Monday, 22 November 2010

Hell is other people's music choices...

Lately, mainly because it is colder inside my house than it is outdoors (how can this be?), I've been doing a lot of writing in the local coffee shops. There are many advantages to working in a coffee shop, chief amongst which is that it is warm there, and there is no need to wear fingerless gloves while you type. There are fewer distractions in a coffee shop; your average writer is less likely to procrastinate by suddenly noticing that the skirting boards need ironing, or that there's a mucky teaspoon in the sink that needs washing up right away. In my nearest coffee shops, I can't even get an internet connection. Add to this the frequent availability of coffee and cake, and you have a recipe for excellent writer productivity. In the last week alone, I have finished six novels, eight short stories, and an hundred-line ballad written in iambic pentameter, just by dint of sitting in the nearest Costa. (Only joking.... I don't write poetry).

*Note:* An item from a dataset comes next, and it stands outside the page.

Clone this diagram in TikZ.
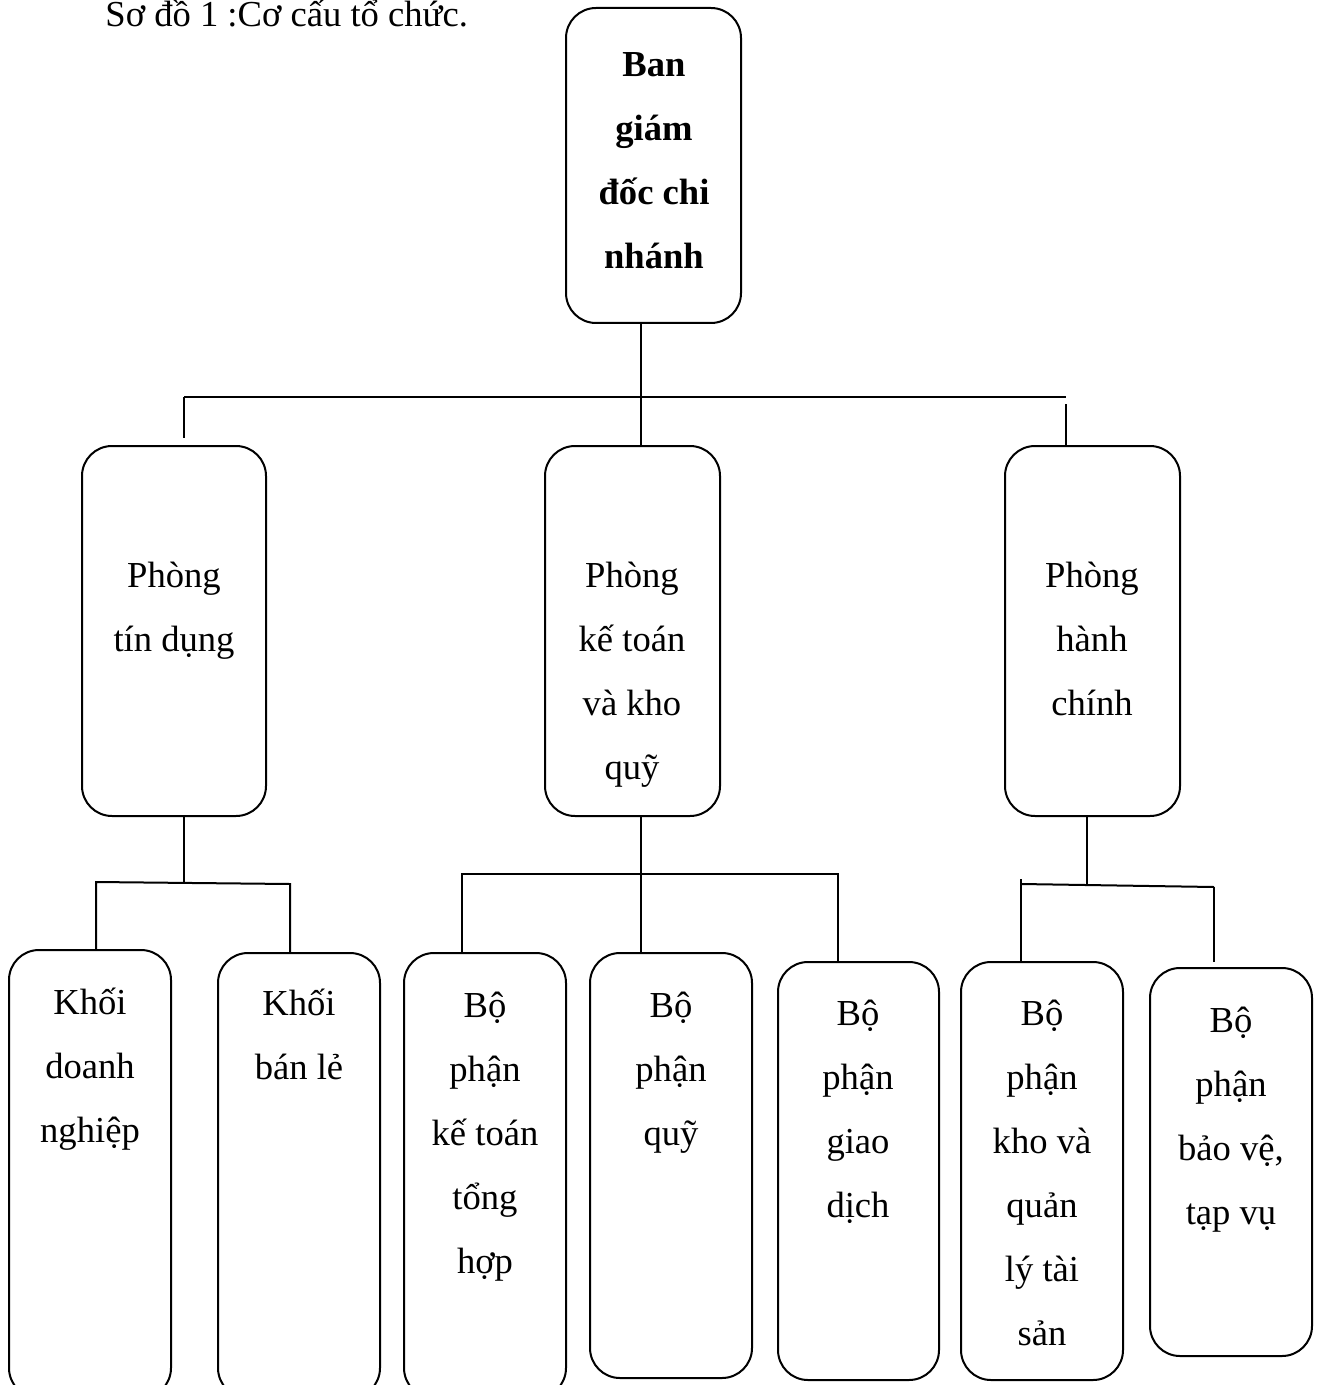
\documentclass[tikz,border=0pt]{standalone}
\usepackage{fontspec}
\setmainfont{Liberation Serif}
\usetikzlibrary{fit}
\newcommand{\lns}[1]{\begin{tabular}[t]{@{}c@{}}#1\end{tabular}}
\begin{document}
\begin{tikzpicture}[x=0.5pt,y=-0.5pt,
  box/.style={draw, rounded corners=15pt, line width=1pt, inner sep=0pt},
  txt/.style={anchor=base, inner sep=0pt, font=\fontsize{18.3pt}{32pt}\selectfont},
  conn/.style={line width=1pt}]
\fill[white] (0,0) rectangle (1317,1385);
\useasboundingbox (0,0) rectangle (1317,1385);
\clip (0,0) rectangle (1317,1385);

% title
\node[txt, anchor=base west] (title) at (105,27) {Sơ đồ 1 :Cơ cấu tổ chức.};

% boxes
\node[box, fit={(566,8) (741,323)}] (top) {};
\node[box, fit={(82,446) (266,816)}] (p1) {};
\node[box, fit={(545,446) (720,816)}] (p2) {};
\node[box, fit={(1005,446) (1180,816)}] (p3) {};
\node[box, fit={(9,950) (171,1398)}] (b1) {};
\node[box, fit={(218,953) (380,1398)}] (b2) {};
\node[box, fit={(404,953) (566,1398)}] (b3) {};
\node[box, fit={(590,953) (752,1378)}] (b4) {};
\node[box, fit={(778,962) (939,1380)}] (b5) {};
\node[box, fit={(961,962) (1123,1380)}] (b6) {};
\node[box, fit={(1150,968) (1312,1356)}] (b7) {};

% texts
\node[txt] (ttop) at (654,77) {\bfseries\lns{Ban\\giám\\đốc chi\\nhánh}};
\node[txt] (tp1) at (174,587) {\lns{Phòng\\tín dụng}};
\node[txt] (tp2) at (632,587) {\lns{Phòng\\kế toán\\và kho\\quỹ}};
\node[txt] (tp3) at (1092,587) {\lns{Phòng\\hành\\chính}};
\node[txt] (tb1) at (90,1014) {\lns{Khối\\doanh\\nghiệp}};
\node[txt] (tb2) at (299,1015) {\lns{Khối\\bán lẻ}};
\node[txt] (tb3) at (485,1017) {\lns{Bộ\\phận\\kế toán\\tổng\\hợp}};
\node[txt] (tb4) at (671,1017) {\lns{Bộ\\phận\\quỹ}};
\node[txt] (tb5) at (858,1025) {\lns{Bộ\\phận\\giao\\dịch}};
\node[txt] (tb6) at (1042,1025) {\lns{Bộ\\phận\\kho và\\quản\\lý tài\\sản}};
\node[txt] (tb7) at (1231,1032) {\lns{Bộ\\phận\\bảo vệ,\\tạp vụ}};

% junction coordinates
\coordinate (jt) at (641,397);
\coordinate (hL) at (184,397);
\coordinate (hR) at (1066,397);
\coordinate (lJ) at (184,883);
\coordinate (lA) at (96,882);
\coordinate (lB) at (290,884);
\coordinate (mJ) at (641,874);
\coordinate (mA) at (462,874);
\coordinate (mB) at (838,874);
\coordinate (rJ) at (1087,884);
\coordinate (rA) at (1021,884);
\coordinate (rAt) at (1021,879);
\coordinate (rB) at (1214,887);

% level 1 connectors
\draw[conn] (top.south -| jt) -- (jt);
\draw[conn] (hL) -- (hR);
\draw[conn, shorten >=3.5pt] (hL) -- (hL |- p1.north);
\draw[conn] (jt) -- (jt |- p2.north);
\draw[conn, shorten <=3.5pt] (hR) -- (hR |- p3.north);

% level 2 connectors (left)
\draw[conn] (p1.south -| lJ) -- (lJ);
\draw[conn] (lA |- b1.north) -- (lA) -- (lB) -- (lB |- b2.north);

% level 2 connectors (middle)
\draw[conn] (p2.south -| mJ) -- (mJ |- b4.north);
\draw[conn] (mA |- b3.north) -- (mA) -- (mB) -- (mB |- b5.north);

% level 2 connectors (right)
\draw[conn] (p3.south -| rJ) -- (rJ);
\draw[conn] (rA) -- (rB);
\draw[conn] (rAt) -- (rAt |- b6.north);
\draw[conn, shorten >=2.5pt] (rB) -- (rB |- b7.north);
\end{tikzpicture}
\end{document}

But srsly though coffee shops of West Yorkshire, what is UP with your music choice? A few days ago, I was rendered rampantly KILLY and ENRAGED by the abuse to which my ears were subject. Coffee shops of the world seemed to have turned to filling their stereos with CDs of pastel coloured, twinkly, no-cunt, irritatingly twee music, designed to offend nobody. There must be a special shop that sells this stuff; I imagine that only coffee shops buy it - for the love of God, I hope that nobody willingly listens to this stuff at home.

This kind of music is meant to promote a self-consciously cool, laid-back atmosphere within the environs. Recently, I've heard versions of 'Tainted Love' sung by a woman with a child's voice backed with what sounded like a music-box, 'Sweet Child O' Mine' gently tickled to death with a xylophone and an accordion, and a version of 'When Doves Cry' played in a jaunty rhythm on a Spanish guitar. I imagine the aim is to reassure your average coffee-shop customer with music with which he or she is familiar, presented in a way that promotes a kind of slow death by passivity: a sort of lift music for the post-modern ironist of the 21st Century, if you will. It's irritating and its twee, and every time I hear one of these dreadful, knowing cover versions, I am filled with an almost uncontrollable urge to punch a kitten to death. And I really like kittens.

Please, coffee shops of the local West Yorkshire area: I AM TRYING TO WRITE A NOVEL AND THIS CAR ADVERT MUSIC IS NOT HELPING.